» GOAL
Type again, exactly, the lines below from the start through the line that includes "const pdMinus1SD = [0.87, 2.27];".

» DATA BLOCK
────────────────────────────────────────
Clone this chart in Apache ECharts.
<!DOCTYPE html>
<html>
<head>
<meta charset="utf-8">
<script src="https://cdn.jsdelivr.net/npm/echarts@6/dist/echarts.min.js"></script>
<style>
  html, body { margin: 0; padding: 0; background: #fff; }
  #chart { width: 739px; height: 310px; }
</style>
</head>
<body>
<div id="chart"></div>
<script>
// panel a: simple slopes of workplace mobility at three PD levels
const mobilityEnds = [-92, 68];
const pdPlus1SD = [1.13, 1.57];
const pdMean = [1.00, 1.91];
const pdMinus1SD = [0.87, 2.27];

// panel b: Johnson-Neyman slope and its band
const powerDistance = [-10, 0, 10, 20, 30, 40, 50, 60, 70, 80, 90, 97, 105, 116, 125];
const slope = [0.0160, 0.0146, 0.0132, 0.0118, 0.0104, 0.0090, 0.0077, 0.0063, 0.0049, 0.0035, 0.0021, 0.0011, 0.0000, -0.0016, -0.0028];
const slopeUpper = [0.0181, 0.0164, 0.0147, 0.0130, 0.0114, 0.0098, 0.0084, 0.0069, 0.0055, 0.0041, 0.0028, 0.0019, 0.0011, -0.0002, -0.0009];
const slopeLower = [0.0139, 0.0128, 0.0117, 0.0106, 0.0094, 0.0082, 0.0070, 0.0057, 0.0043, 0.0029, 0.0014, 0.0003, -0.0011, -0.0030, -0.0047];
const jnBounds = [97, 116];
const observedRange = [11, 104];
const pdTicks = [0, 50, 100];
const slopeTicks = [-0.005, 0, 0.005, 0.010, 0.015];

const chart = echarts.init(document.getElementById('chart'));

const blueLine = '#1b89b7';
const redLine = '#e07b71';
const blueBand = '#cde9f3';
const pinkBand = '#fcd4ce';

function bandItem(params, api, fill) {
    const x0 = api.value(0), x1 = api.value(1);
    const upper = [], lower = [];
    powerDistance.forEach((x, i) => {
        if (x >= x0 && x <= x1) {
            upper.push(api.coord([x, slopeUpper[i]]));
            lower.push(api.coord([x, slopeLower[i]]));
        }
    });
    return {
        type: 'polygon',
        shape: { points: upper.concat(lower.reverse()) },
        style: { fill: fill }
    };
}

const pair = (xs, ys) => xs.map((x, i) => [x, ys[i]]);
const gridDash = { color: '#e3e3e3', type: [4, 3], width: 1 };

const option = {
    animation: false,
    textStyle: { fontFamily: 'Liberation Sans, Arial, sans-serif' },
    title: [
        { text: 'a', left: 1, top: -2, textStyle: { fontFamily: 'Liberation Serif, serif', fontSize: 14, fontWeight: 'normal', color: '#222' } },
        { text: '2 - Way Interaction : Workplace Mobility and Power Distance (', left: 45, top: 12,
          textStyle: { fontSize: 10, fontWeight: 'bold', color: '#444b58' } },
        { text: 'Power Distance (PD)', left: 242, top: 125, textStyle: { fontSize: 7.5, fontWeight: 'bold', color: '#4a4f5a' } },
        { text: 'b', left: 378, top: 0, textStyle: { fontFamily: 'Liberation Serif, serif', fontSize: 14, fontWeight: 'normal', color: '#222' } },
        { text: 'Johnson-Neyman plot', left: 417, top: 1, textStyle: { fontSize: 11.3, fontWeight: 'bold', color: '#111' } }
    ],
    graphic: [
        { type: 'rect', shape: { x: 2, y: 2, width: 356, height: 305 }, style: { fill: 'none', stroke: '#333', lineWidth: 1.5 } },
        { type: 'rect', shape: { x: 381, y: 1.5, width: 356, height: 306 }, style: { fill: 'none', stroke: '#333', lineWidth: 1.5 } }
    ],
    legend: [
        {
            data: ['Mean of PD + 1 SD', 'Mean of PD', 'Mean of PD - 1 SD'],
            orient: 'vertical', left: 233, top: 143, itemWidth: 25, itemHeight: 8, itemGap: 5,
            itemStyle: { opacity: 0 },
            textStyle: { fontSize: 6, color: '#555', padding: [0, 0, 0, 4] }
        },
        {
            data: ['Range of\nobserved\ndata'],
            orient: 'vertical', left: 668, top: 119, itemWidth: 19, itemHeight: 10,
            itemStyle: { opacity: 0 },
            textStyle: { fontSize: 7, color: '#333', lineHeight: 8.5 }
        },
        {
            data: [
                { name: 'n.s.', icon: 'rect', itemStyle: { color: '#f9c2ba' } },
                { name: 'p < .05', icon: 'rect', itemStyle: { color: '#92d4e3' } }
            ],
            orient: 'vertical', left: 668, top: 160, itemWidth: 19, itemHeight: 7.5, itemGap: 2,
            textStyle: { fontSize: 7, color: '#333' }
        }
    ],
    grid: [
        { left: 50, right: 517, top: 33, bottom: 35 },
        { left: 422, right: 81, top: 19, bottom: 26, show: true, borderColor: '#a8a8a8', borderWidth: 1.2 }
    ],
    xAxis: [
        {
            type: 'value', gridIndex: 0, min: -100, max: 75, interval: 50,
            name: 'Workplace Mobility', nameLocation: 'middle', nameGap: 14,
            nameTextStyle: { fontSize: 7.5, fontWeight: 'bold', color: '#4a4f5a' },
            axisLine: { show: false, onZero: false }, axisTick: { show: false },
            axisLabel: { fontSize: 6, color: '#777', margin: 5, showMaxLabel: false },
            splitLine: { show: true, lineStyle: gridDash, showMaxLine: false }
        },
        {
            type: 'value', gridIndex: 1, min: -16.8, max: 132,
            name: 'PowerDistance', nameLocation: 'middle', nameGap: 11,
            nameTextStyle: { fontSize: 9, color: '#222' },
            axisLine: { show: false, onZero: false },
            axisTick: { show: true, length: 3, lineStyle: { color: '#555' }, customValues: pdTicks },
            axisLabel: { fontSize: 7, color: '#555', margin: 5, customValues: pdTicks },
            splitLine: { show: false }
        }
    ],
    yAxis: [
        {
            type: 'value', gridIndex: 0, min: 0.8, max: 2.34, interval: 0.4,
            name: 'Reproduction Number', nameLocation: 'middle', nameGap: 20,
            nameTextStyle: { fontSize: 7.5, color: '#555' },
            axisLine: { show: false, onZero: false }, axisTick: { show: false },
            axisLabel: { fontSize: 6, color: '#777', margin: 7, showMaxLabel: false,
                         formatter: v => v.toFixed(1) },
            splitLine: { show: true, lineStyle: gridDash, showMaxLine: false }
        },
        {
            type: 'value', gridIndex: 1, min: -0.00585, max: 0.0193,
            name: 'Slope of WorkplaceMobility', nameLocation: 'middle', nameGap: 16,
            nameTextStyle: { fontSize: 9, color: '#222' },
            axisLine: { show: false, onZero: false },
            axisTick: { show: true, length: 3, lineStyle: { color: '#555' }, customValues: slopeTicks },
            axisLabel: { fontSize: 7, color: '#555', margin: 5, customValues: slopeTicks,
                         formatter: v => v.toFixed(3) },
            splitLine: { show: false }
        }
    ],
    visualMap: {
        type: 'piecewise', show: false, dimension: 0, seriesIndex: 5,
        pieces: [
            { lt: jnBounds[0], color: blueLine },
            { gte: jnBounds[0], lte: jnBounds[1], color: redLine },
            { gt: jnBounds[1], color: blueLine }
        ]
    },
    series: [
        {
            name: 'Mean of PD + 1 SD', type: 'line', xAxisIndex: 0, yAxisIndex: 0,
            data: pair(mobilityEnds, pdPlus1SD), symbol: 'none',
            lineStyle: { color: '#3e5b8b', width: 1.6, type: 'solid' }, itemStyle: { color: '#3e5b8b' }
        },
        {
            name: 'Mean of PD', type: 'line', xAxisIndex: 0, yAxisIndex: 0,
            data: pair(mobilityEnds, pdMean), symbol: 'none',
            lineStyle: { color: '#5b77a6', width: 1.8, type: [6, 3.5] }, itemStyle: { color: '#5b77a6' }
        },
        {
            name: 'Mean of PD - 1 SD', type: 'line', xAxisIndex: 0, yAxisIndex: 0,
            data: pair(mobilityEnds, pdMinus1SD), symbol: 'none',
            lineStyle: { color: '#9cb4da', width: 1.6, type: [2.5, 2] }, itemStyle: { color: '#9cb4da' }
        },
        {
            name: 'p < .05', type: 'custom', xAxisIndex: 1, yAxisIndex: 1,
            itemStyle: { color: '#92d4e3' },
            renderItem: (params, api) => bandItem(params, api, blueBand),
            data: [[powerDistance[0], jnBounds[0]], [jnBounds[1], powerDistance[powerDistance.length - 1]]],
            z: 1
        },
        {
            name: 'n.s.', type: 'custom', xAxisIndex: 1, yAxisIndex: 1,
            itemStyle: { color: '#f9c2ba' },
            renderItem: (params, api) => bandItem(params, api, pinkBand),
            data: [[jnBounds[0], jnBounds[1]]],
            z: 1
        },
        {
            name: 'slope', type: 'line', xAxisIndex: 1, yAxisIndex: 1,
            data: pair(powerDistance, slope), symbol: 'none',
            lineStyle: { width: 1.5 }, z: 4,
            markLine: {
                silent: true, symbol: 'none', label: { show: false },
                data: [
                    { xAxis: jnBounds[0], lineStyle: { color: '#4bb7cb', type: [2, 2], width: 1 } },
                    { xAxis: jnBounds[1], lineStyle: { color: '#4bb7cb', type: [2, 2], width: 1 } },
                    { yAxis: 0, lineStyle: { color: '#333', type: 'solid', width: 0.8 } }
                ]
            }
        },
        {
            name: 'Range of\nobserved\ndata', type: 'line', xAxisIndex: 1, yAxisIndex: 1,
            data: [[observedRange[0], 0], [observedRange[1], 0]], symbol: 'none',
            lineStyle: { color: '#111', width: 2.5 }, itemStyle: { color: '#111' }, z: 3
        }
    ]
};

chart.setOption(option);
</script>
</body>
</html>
────────────────────────────────────────
» FINAL RESULT
Clone this chart in Apache ECharts.
<!DOCTYPE html>
<html>
<head>
<meta charset="utf-8">
<script src="https://cdn.jsdelivr.net/npm/echarts@6/dist/echarts.min.js"></script>
<style>
  html, body { margin: 0; padding: 0; background: #fff; }
  #chart { width: 739px; height: 310px; }
</style>
</head>
<body>
<div id="chart"></div>
<script>
// panel a: simple slopes of workplace mobility at three PD levels
const mobilityEnds = [-92, 68];
const pdPlus1SD = [1.13, 1.57];
const pdMean = [1.00, 1.91];
const pdMinus1SD = [0.87, 2.27];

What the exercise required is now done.